Pascal chairman Roger Cummins was unavailable for comment at the end of last week.

But just one look at the charity scratchcard market would be enough to put most business people off . The collapse of UK Charity Lotteries and its subsequent acquisition by Littlewoods Lotteries for a sum thought to be 1 should be a salutary lesson. The losses Camelot is sustaining on running Instants scratchcards should be another.

Pascal’s determination to drive a deal shows, if nothing else, the company’s faith in making a success of weekly draws in the same way Camelot has done – raising funds for Good Causes as well as raking in fat profits.

Unlike most other lotteries in the UK, NHS Loto is free of regulation by any watchdog, since it has steered clear of registration with the Gaming Board. It is controlled only by the 1976 Lotteries & Amusements Act and the local authorities with which it is registered, believed to include Croydon and Wolverhampton. This enables funds raised by the Loto to be distributed locally, which the NHT claims is a powerful marketing tool, since players will see the benefits of buying tickets at hospitals in their local areas.

It seems ironic that a local charity is having to go so far afield for its funding.
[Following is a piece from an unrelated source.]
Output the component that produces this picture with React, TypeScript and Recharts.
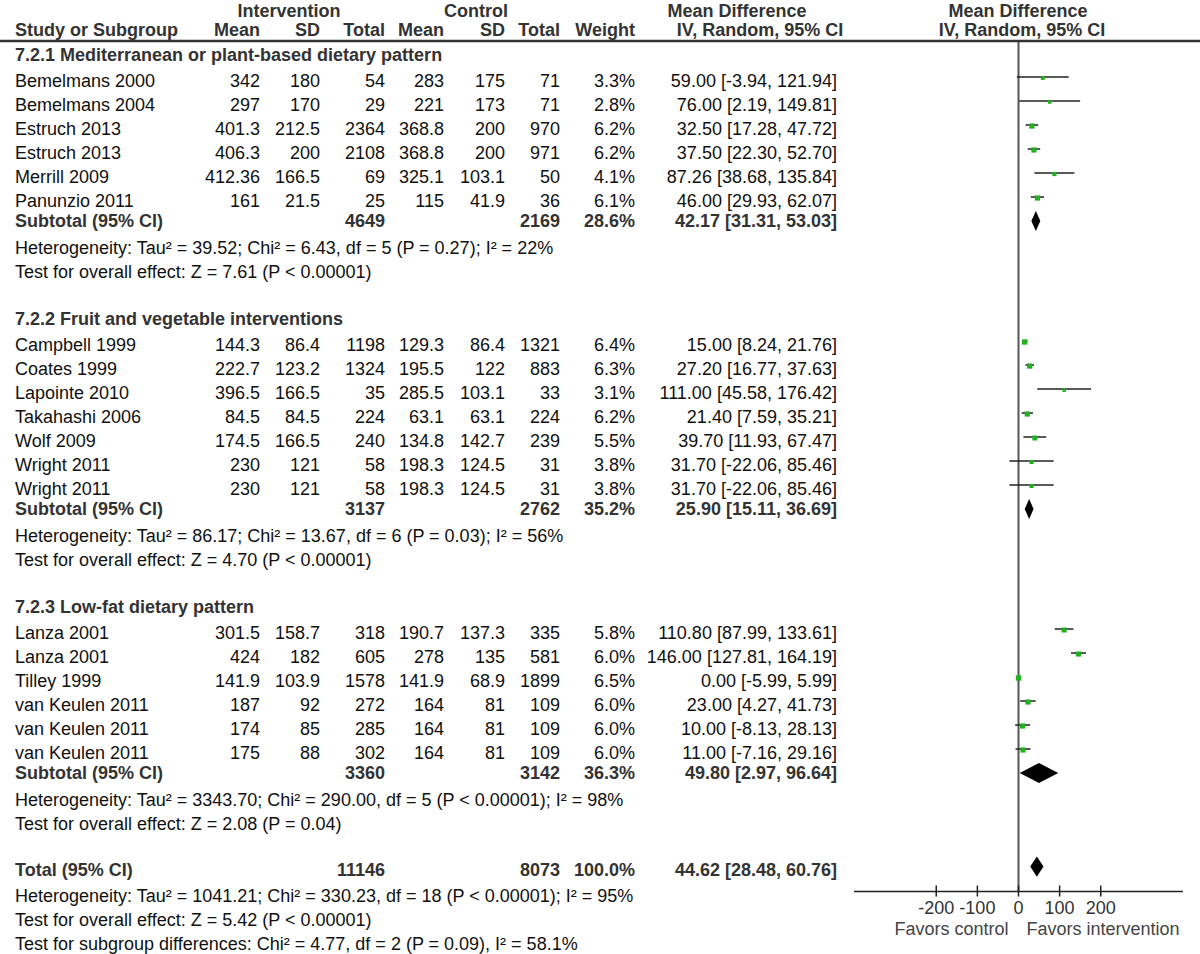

If the National Hospital Trust ditches the NHS Loto, Pascal will have to look for another charity to back, or wind up its operations. This would leave Ginsburg, or his backers, more out of pocket than 5m, a number of staff without jobs and disappoint those who believe there should be an alternative to the National Lottery. But with the NHT setting a February 27 deadline, the odds are stacked against Pascal.